As a consequence, the HBO-televised contest would be made into a non-title affair and Rodriguez would be fined 20% of his career-high million dollar purse, with half of that fine going to Ward. He would also be subjected to a second weigh-in on Saturday morning that could’ve caused a full cancellation if he had weighed more than 180 lbs.
And, as expected, the experts, pundits, and glassy-eyed keyboard-pounders of the boxing media philosophized on the “weight issue” in boxing and how to fix it. The solutions, also as expected, were merely variations of existing rules and regulations. For a sport that has become a regulatory horror show and a true inmates-running-the-asylum situation, there should be at least a few people in its media willing to think outside the box. There aren’t.
Weight manipulation is a major issue in the sport and, likely, the cause of many of boxing’s fatalities and near fatalities. Fighters who routinely compete below their natural body weight are playing an ugly game with their insides, putting themselves at risk of serious injury by dehydrating themselves and then, in the day or so between weigh-in and the fight, quickly re-hydrating to a much higher weight.
The primary danger to the fighter is in the increased vulnerability of the brain, slow to rebuild its jelly-like protective layer due to dehydration.
However, the benefits of this weight-fixing are obvious. Take notice of Arturo Gatti, who nearly killed Joey Gamache in a 2000 junior welterweight bout when he entered the ring as a middleweight, putting on 19 pounds between weigh-in Friday and fight night Saturday. You could also ask Miguel Cotto, who stopped DeMarcus Corley via TKO in 5 rounds in 2005 after adding 17 pounds to his frame in the 30 or so hours after the official weigh-in.
Almost everywhere, fighters are engaged in this legalized cheat. And in a sport where the most minute detail can make the difference between a win and a loss, it’s not hard to understand why a trainer and his fighter would enter into this kind of arrangement.
Really, it comes down to this– Do it and possibly get an advantage or don’t do it and be at a disadvantage against your opponent, who probably IS playing the weight game.

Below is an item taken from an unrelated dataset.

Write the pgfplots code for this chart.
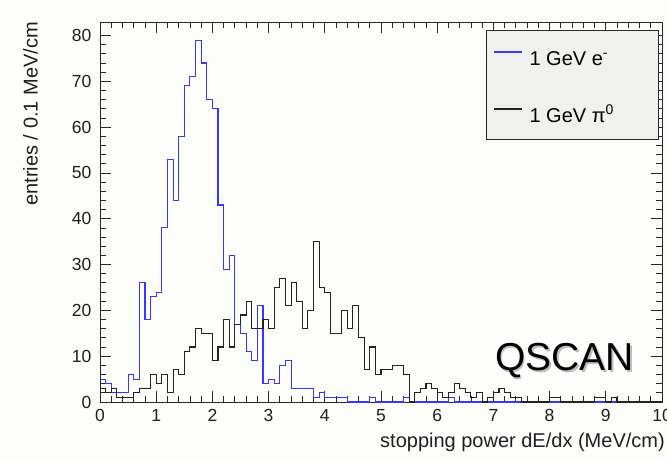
\documentclass[border=0pt]{standalone}
\usepackage{fontspec}
\setmainfont{Liberation Sans}
\usepackage{pgfplots}
\usepackage{pgfplotstable}
\pgfplotsset{compat=1.18}

\definecolor{ebeam}{RGB}{55,55,255}
\definecolor{pibeam}{RGB}{35,35,35}
\definecolor{framecol}{RGB}{40,40,40}
\definecolor{legbg}{RGB}{240,240,238}
\definecolor{pagebg}{RGB}{253,253,251}
\definecolor{shadowcol}{RGB}{190,190,190}

% entries per 0.1 MeV/cm bin, left bin edges
\pgfplotstableread{
x     e   pi
0.0   5   3
0.1   4   2
0.2   2   3
0.3   2   1
0.4   2   1
0.5   6   1
0.6   5   2
0.7  26   3
0.8  18   3
0.9  23   6
1.0  24   4
1.1  38   6
1.2  53   2
1.3  44   7
1.4  58   6
1.5  69  11
1.6  71  12
1.7  79  16
1.8  74  15
1.9  66  15
2.0  64   9
2.1  43  12
2.2  29  18
2.3  32  12
2.4  17  17
2.5  15  19
2.6  11  22
2.7   9  16
2.8  21  16
2.9   4  18
3.0   5  16
3.1   4  25
3.2   8  27
3.3   9  21
3.4   3  26
3.5   3  22
3.6   3  16
3.7   3  20
3.8   1  35
3.9   2  25
4.0   1  24
4.1   1  15
4.2   1  15
4.3   1  20
4.4   0  16
4.5   0  21
4.6   0  14
4.7   0   7
4.8   1  12
4.9   0   6
5.0   0   7
5.1   0   7
5.2   0   8
5.3   0   8
5.4   1   6
5.5   0   0
5.6   0   2
5.7   0   3
5.8   0   4
5.9   0   3
6.0   0   2
6.1   0   1
6.2   1   2
6.3   0   4
6.4   0   3
6.5   0   2
6.6   0   1
6.7   0   2
6.8   0   0
6.9   0   1
7.0   0   2
7.1   0   3
7.2   0   2
7.3   0   1
7.4   0   1
7.5   0   0
7.6   0   0
7.7   0   0
7.8   0   0
7.9   0   0
8.0   0   1
8.1   0   1
8.2   0   0
8.3   0   0
8.4   0   0
8.5   0   0
8.6   0   0
8.7   0   0
8.8   0   1
8.9   0   1
9.0   0   0
9.1   0   1
9.2   0   0
9.3   0   0
9.4   0   0
9.5   0   0
9.6   0   0
9.7   0   0
9.8   0   0
9.9   0   0
10.0  0   0
}\dedxtable

% label with a soft drop shadow, set as one piece of text
\newcommand{\shadowed}[1]{%
  \rlap{\hspace{1.8bp}\raisebox{-1.8bp}{\textcolor{shadowcol}{#1}}}#1}

\begin{document}
\begin{tikzpicture}
\fill[pagebg] (-100bp,-58bp) rectangle (567bp,402bp);
\begin{axis}[
  at={(0,0)}, anchor=south west,
  scale only axis, width=562bp, height=380bp,
  xmin=0, xmax=10, ymin=0, ymax=82.95,
  axis line style={framecol, line width=0.9bp},
  tick style={framecol, line width=0.8bp},
  tick align=inside, xtick pos=both, ytick pos=both,
  xticklabel pos=lower, yticklabel pos=left,
  xtick={0,1,...,10}, ytick={0,10,...,80},
  minor x tick num=4, minor y tick num=4,
  major tick length=11bp, minor tick length=6bp,
  /pgf/number format/assume math mode=true,
  tick label style={font=\fontsize{17.5bp}{20bp}\selectfont, text=black!88, inner sep=0pt},
  xticklabel style={anchor=north, yshift=-7bp},
  yticklabel style={anchor=east, xshift=-8.5bp},
  xlabel={stopping power dE/dx (MeV/cm)},
  ylabel={entries / 0.1 MeV/cm},
  label style={font=\fontsize{20bp}{24bp}\selectfont, inner sep=0pt, text=black!88},
  xlabel style={at={(axis description cs:1.0053,0)}, anchor=base east, yshift=-45bp},
  ylabel style={at={(axis description cs:-0.1237,1)}, anchor=east},
  legend style={at={(rel axis cs:0.688,0.979)}, anchor=north west,
    draw=none, fill=none, inner xsep=6.6bp, inner ysep=20bp,
    font=\fontsize{20bp}{24bp}\selectfont, row sep=38bp,
    nodes={inner sep=0pt, text height=15bp, text depth=4bp},
    /tikz/every odd column/.append style={column sep=7bp}},
  legend cell align=left,
  legend image code/.code={\draw[#1] (0bp,7.7bp) -- (28bp,7.7bp);},
]
\addplot[const plot, ebeam, line width=1.1bp] table[x=x, y=e] {\dedxtable};
\addlegendentry{1 GeV e\textsuperscript{-}}
\addplot[const plot, pibeam, line width=1.1bp] table[x=x, y=pi] {\dedxtable};
\addlegendentry{1 GeV π\textsuperscript{0}}

\draw[draw=framecol, fill=legbg, line width=0.8bp]
  (rel axis cs:0.688,0.692) rectangle (rel axis cs:0.9934,0.979);

\node[anchor=base west, inner sep=0pt, font=\fontsize{39bp}{44bp}\selectfont, text=black]
  at (rel axis cs:0.7028,0.0824) {\shadowed{QSCAN}};
\end{axis}
\pgfresetboundingbox
\path[use as bounding box] (-100bp,-58bp) rectangle (567bp,402bp);
\end{tikzpicture}
\end{document}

Day-before weigh-ins have only been around for 30 years. Before that, the official weigh-ins were conducted on the same day of the fight. In some countries (For instance, in most non-governing body-sanctioned bouts in Mexico), weigh-ins still take place the morning of the event.
Those who preach fighter safety should rally behind the cause of fighters fighting within their own natural (and healthy) weight range.
In an era overrun by strength and conditioning coaches who shove nutritional supplements down fighters’ throats and hook them up to all sorts of odd contraptions, the most basic rule of fighter safety is being ignored. They’d rather supplement the life force lost from a 190 lb. man fighting at 168 lbs. than insist that he not lose that life force in the first place. The logic is baffling. Almost like drilling a second hole in a sinking boat to let out the water from the first hole.
You can talk fines and penalties until you’re blue in the face, but nothing will change when there’s so much more incentive in trying to pull a boxing-supported fast one to get the upper hand on your opponent.
For the sake of the safety and well-being of the fighters, boxing needs to go back to same day weigh-ins and make the athletes and trainers accountable for maintaining a reasonable weight. Fighters who can’t/won’t be professional and make their weight will be weeded out and ostracized by networks and promoters. It may result in a few last minute cancellations here and there, but, in the long run, it will produce better ring performances and provide for increased safety in a sport where safety should always be the top priority.